The truth is good, bad or indifferent these are the last weeks we have as a family of four. There was a time when it was just three of us and before that just my husband and me. However, the ending of this specific chapter, just us and the girls seems more bittersweet. More changes have to happen.
Hannah and Savannah will be transitioning not just into the same bedroom but into new roles as siblings. Hannah is used to being a big sister but being a sister to a brother will be new but obviously very exciting for her. Savannah will struggle; I’m sure with becoming a middle child. I will struggle most of all with how to balance all of the needs for my children in the coming weeks and months. Nobody said these transitions would be easy on any of us but whether we are ready for them or not, they are going to happen.
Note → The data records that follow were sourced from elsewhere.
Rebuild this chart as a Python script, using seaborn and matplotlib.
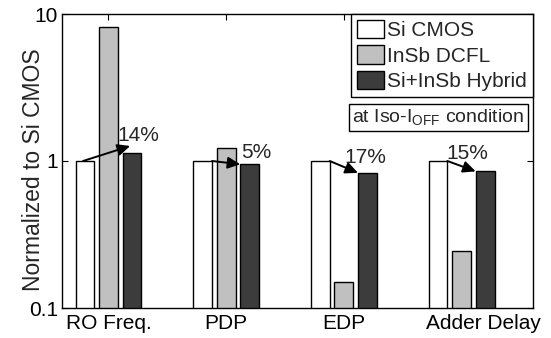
import matplotlib
matplotlib.use("Agg")
import matplotlib.pyplot as plt
import matplotlib.transforms as mtransforms
from matplotlib.ticker import NullLocator
import pandas as pd
import seaborn as sns

# Normalized figures of merit (Si CMOS = 1)
metrics = ["RO Freq.", "PDP", "EDP", "Adder Delay"]
systems = ["Si CMOS", "InSb DCFL", "Si+InSb Hybrid"]
si_cmos = [1.0, 1.0, 1.0, 1.0]
insb_dcfl = [8.1, 1.23, 0.15, 0.245]
hybrid = [1.14, 0.95, 0.83, 0.85]
gains = ["14%", "5%", "17%", "15%"]

colors = ["#ffffff", "#c0c0c0", "#3c3c3c"]

df = pd.DataFrame({
    "metric": metrics * 3,
    "system": [systems[0]] * 4 + [systems[1]] * 4 + [systems[2]] * 4,
    "value": si_cmos + insb_dcfl + hybrid,
})

sns.set_style("ticks")
plt.rcParams["font.family"] = ["Liberation Sans", "DejaVu Sans"]
plt.rcParams["mathtext.fontset"] = "custom"
plt.rcParams["mathtext.rm"] = "Liberation Sans"

FS = 15

fig = plt.figure(figsize=(5.51, 3.38), dpi=100)
ax = fig.add_axes([62 / 551, 1 - 308 / 338, 471 / 551, 294 / 338])

sns.barplot(data=df, x="metric", y="value", hue="system", order=metrics,
            hue_order=systems, palette=colors, edgecolor="black",
            linewidth=1.0, width=0.6, gap=0.2, errorbar=None, ax=ax)

ax.set_yscale("log")
ax.set_ylim(0.1, 10)
ax.set_xlim(-0.395, 3.607)
ax.yaxis.set_minor_locator(NullLocator())
ax.set_yticks([0.1, 1, 10])
ax.set_yticklabels(["0.1", "1", "10"])
ax.tick_params(axis="both", direction="in", length=4, width=0.8,
               top=True, right=True, labelsize=FS, colors="black", pad=3)
ax.tick_params(axis="x", pad=4)
for s in ax.spines.values():
    s.set_visible(True)
    s.set_linewidth(1.0)
    s.set_color("black")

ax.set_xlabel("")
ax.set_ylabel("Normalized to Si CMOS", fontsize=16.5)
ax.yaxis.set_label_coords(-0.037, 0.47)

# shift the last category label slightly to the right
lbl = ax.get_xticklabels()[-1]
lbl.set_transform(lbl.get_transform() +
                  mtransforms.ScaledTranslation(22 / 100, 0, fig.dpi_scale_trans))

# Legend
handles, labels = ax.get_legend_handles_labels()
if ax.get_legend() is not None:
    ax.get_legend().remove()
leg = ax.legend(handles, labels, loc="upper right", bbox_to_anchor=(1.0, 1.0),
                bbox_transform=ax.transAxes, borderaxespad=0, fontsize=FS,
                frameon=True, fancybox=False, edgecolor="black",
                handlelength=1.3, handleheight=0.96, handletextpad=0.12,
                labelspacing=0.24, borderpad=0.3)
leg.get_frame().set_linewidth(1.0)
leg.get_frame().set_alpha(1)

ax.text(0.981, 0.648, r"at Iso-I$_{\mathregular{OFF}}$ condition",
        transform=ax.transAxes, ha="right", va="center", fontsize=14,
        bbox=dict(boxstyle="square,pad=0.18", facecolor="white",
                  edgecolor="black", linewidth=1.0))

# Arrows from the Si CMOS bar to the hybrid bar, with improvement labels
cmos_bars = ax.containers[0]
hyb_bars = ax.containers[2]
start_frac = [0.4, 1.0, 1.0, 1.0]
end_frac = [0.4, 0.0, 0.0, 0.0]
end_lift = [1.11, 1.0, 1.0, 1.0]
label_off = [(6, 17), (7, 12), (-2, 15), (-18, 18)]
for i in range(len(metrics)):
    b0 = cmos_bars[i]
    b2 = hyb_bars[i]
    x0 = b0.get_x() + start_frac[i] * b0.get_width()
    y0 = b0.get_height()
    x1 = b2.get_x() + end_frac[i] * b2.get_width()
    y1 = b2.get_height() * end_lift[i]
    ax.annotate("", xy=(x1, y1), xytext=(x0, y0),
                arrowprops=dict(arrowstyle="-|>,head_length=0.75,head_width=0.35",
                                color="black", lw=1.4, shrinkA=0, shrinkB=0))
    ax.annotate(gains[i], xy=(b2.get_x() + b2.get_width() / 2, b2.get_height()),
                xytext=label_off[i], textcoords="offset pixels",
                ha="center", va="center", fontsize=FS)

fig.savefig("out.png", dpi=100)
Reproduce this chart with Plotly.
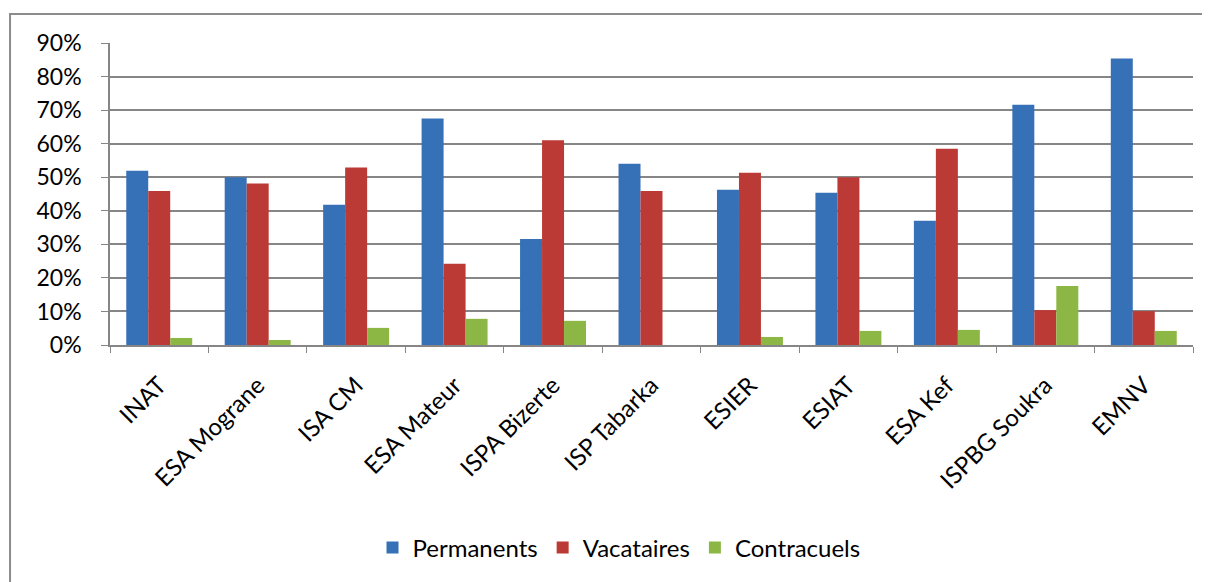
import plotly.graph_objects as go

categories = ["INAT", "ESA Mograne", "ISA CM", "ESA Mateur", "ISPA Bizerte", "ISP Tabarka",
              "ESIER", "ESIAT", "ESA Kef", "ISPBG Soukra", "EMNV"]
permanents = [0.519, 0.500, 0.418, 0.675, 0.316, 0.540, 0.463, 0.454, 0.370, 0.716, 0.854]
vacataires = [0.459, 0.481, 0.529, 0.242, 0.610, 0.459, 0.513, 0.500, 0.585, 0.104, 0.101]
contracuels = [0.021, 0.015, 0.051, 0.078, 0.072, 0.0, 0.024, 0.042, 0.045, 0.176, 0.042]
y_ticks = [0, 0.1, 0.2, 0.3, 0.4, 0.5, 0.6, 0.7, 0.8, 0.9]

FONT = "Lato"
fig = go.Figure()
fig.add_bar(x=categories, y=permanents, name="Permanents", marker=dict(color="#3670B6", line=dict(width=0)))
fig.add_bar(x=categories, y=vacataires, name="Vacataires", marker=dict(color="#BC3A35", line=dict(width=0)))
fig.add_bar(x=categories, y=contracuels, name="Contracuels", marker=dict(color="#8DB745", line=dict(width=0)))

fig.update_layout(
    width=1202, height=574,
    margin=dict(l=102, r=17, t=35, b=237),
    paper_bgcolor="white", plot_bgcolor="white",
    barmode="group", bargap=0.33, bargroupgap=0,
    font=dict(family=FONT, size=23, color="black"),
    showlegend=True,
    legend=dict(orientation="h", x=0.47, xanchor="center", y=-0.672, yanchor="middle",
                font=dict(size=24), itemwidth=30, tracegroupgap=0),
    shapes=[dict(type="rect", xref="paper", yref="paper", x0=-0.0923, y0=1.096, x1=1.2, y1=-1.2,
                 line=dict(color="#8C8C8C", width=2), layer="below")],
)
fig.update_xaxes(showline=True, linecolor="#868686", linewidth=1.5, ticks="outside",
                 tickson="boundaries", ticklen=6, tickcolor="#868686", tickangle=-45,
                 tickfont=dict(size=24), showgrid=False, ticklabelstandoff=15)
fig.update_yaxes(range=[0, 0.9], tickvals=y_ticks, tickformat=".0%", showline=True,
                 linecolor="#868686", linewidth=1.5, ticks="outside", ticklen=7,
                 tickcolor="#868686", showgrid=True, gridcolor="#868686", gridwidth=1.5,
                 tickfont=dict(size=23), ticklabelstandoff=15, zeroline=False)

fig.write_html("out.html")
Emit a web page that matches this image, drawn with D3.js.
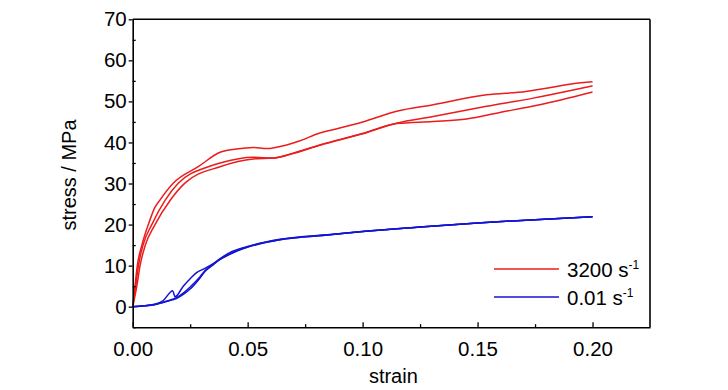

This is why I really want to take the time to remember and spend all the moments we can as a family. I want to spend the next 50-some odd days enjoying these two little girls just as much as I can. I want to pick pumpkins and run them through corn mazes. I want more family movie nights after family dinners. I want to listen to every word they have to say because I truly know that sadly, as bad as it sounds, I will have a ton of my attention taken away from them when this baby arrives.
I’m going to miss it being just the four of us (yes, I totally just sang that like the Will Smith song), but the addition of a brother and son will bring forth so many new and amazing journeys. But until he arrives I’ll try to keep living in the moment with them and crossing my fingers that I don’t lose my sanity when we change from Family of Four to a Party of Five.